The LASUTH ARD President said the state government had not stopped the salaries of the striking doctors in the state.
Saturday PUNCH reports that the industrial action by NARD which commenced on August 2, 2021, entered its 33rd day on Saturday (today).
Ex-Health Minister, others call for funding, decentralisation of health sector
In the meantime, a former Minister of Health, Prof. Isaac Adewole, has called for increase allocation to the nation’s health sector, urging medical doctors to be more involved in politics.
The News Agency of Nigeria quoted Adewole as making the call at the opening ceremony of the 12th Biennial Delegate Meeting of the 2021 Medical and Dental Consultants Association of Nigeria at the University College Hospital, Ibadan, Oyo State.
He said, “Health policymakers have been under enormous pressure in recent years over concerns about financial sustainability and cost-containment.
“The resources available to any society are finite; still, emerging evidence is recasting health systems not as a drain on those resources, but as an opportunity to fast-track development by investing in the population’s health.

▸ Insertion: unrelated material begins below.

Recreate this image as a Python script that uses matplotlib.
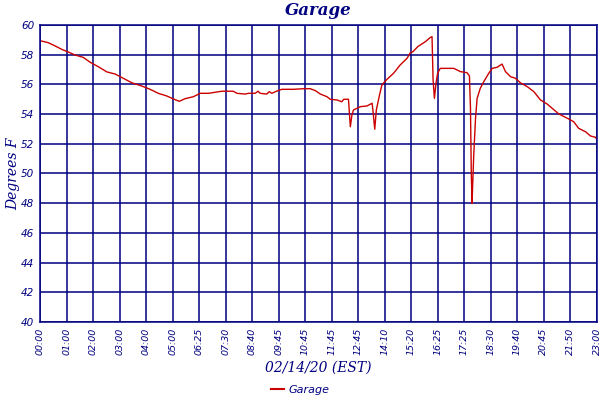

“The economic position of countries today owes much to the extent to which they could achieve better health, historically. The evidence is clear; a healthy population, including healthy older people, can substantially contribute to the economy.”
Adewole, also said that there was need for involvement of more medical doctors in the nation’s politics, to ensure more representation, because they understand health issues.
“If there are doctors in National Assembly, they will understand why they must vote more money into the sector.”
Also, the Provost, College of Medicine, University of Ibadan, Prof. Olayinka Omigbodun, said there was a need to decentralise the health sector.
Omigbodun said that the three tiers of the health sector could be served by health personnel without being confined to the federal, state or local government levels.
She said that health sector should be taken at the periphery for the people and by the people as being done in developed countries.
“Our healthcare delivery system needs a total overhauling, for example the teaching hospitals are under the Federal Government, the General Hospitals are under the state government and then, the primary healthcare, which is grass roots, are under the local government.
“At those three tiers, the healthcare delivery is being supervised by these three tiers and that is not going to work.
“Because, you need to plan for the health of the people looking at each state or community within that confined area as a whole. So, there must be a health planning team for each state or community that looks at the health of that geographical entity.
“It should be in such a way that when needs assessment of the place is done, they will be able to identify the type of health facilities needed, as well as the kind of health personnel,” she said.